E  eu  não consigo chorar. Dancei por quase uma hora, rodopiando com a Stevie  Nicks,  Marcy  Gray  e  Sting  (já  falei  que  sou  altamente influenciável??)  pelo espaço flutuante do meu quarto de jirau ( o tal do  loft)  nas  alturas. Dancei suando e piruetanto, soltando o corpo, com  movimentos  simbólicos  de  liberdade,  de  quem teve os braços e pernas,  já  então  bem  amarrados,  mais  apertados como se fazem com prisioneiros que estavam quase conseguindo escapar. Solitária pra ela! Quantos meses serão de ostracismo?
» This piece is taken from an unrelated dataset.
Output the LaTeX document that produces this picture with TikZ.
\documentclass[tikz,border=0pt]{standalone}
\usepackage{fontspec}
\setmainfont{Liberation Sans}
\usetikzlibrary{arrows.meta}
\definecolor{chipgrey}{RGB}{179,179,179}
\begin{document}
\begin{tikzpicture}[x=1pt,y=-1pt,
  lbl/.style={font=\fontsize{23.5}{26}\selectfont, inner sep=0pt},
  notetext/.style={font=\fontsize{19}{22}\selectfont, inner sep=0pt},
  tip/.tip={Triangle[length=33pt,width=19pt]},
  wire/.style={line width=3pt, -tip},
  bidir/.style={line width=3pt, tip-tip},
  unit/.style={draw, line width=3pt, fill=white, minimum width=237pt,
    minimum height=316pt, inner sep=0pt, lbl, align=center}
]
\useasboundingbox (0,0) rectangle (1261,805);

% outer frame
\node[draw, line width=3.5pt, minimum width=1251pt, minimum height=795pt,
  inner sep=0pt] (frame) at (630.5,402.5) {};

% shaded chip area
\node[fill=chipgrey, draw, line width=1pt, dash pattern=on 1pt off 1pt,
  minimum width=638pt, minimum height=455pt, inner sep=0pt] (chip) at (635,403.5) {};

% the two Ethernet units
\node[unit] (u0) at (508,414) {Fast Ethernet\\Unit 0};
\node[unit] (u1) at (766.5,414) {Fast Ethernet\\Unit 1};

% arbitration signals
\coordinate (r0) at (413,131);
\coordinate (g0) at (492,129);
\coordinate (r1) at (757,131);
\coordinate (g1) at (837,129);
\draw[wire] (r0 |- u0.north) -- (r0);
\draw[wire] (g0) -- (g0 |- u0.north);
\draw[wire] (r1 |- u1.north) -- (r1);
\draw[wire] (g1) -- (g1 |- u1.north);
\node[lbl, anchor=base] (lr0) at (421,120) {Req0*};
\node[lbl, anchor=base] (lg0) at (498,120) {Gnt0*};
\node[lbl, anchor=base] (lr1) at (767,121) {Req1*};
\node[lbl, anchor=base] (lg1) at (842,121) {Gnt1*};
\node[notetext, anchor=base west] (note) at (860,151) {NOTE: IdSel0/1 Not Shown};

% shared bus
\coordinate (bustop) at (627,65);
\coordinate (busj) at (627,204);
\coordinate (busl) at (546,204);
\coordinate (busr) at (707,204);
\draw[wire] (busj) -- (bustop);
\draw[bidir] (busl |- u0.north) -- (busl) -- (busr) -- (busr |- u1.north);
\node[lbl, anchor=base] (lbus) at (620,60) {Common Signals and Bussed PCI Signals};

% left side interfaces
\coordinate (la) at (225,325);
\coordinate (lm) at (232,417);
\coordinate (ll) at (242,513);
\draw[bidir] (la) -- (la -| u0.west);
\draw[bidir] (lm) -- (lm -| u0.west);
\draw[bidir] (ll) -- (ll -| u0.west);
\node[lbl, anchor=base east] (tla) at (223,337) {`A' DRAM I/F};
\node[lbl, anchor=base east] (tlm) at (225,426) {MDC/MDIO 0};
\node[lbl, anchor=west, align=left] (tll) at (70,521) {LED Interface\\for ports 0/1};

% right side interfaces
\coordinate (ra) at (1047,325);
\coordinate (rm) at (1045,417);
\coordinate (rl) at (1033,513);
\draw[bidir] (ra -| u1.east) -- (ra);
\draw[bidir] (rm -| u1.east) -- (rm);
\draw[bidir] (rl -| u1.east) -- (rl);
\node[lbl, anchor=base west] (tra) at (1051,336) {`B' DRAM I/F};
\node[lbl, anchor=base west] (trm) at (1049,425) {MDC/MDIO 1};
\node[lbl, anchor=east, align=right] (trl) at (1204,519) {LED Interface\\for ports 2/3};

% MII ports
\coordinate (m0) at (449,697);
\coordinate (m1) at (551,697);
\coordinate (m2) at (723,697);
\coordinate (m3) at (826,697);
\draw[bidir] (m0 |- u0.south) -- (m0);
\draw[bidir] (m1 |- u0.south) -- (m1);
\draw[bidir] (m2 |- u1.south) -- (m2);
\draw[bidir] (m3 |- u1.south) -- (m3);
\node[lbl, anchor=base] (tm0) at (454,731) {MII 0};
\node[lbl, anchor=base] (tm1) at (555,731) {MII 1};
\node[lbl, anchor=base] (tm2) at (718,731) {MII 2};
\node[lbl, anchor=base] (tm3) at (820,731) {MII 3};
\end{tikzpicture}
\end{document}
Vou deixar crescer os cabelos até a cintura,  virar  uma  ermitã,  escrever  e  me  comunicar daqui do meu pequeno  mundo.  Alguém  vai  me  ler  e  comentar  "você conhece essa Fernanda  Guimarães  Rosa?". Vão dizer que não, mas que parece que ela realmente existe, que vive isolada num jirau, que tem até uma homepage com fotos (serão elas falsas?) e que algumas pessoas de umas listas de discussão na internet juram de pés juntos que a conheceram, em carne e osso  (mais osso que carne)e que ela não é um mito urbano, como muitas correntes de sorte na internet parecem fazer crer.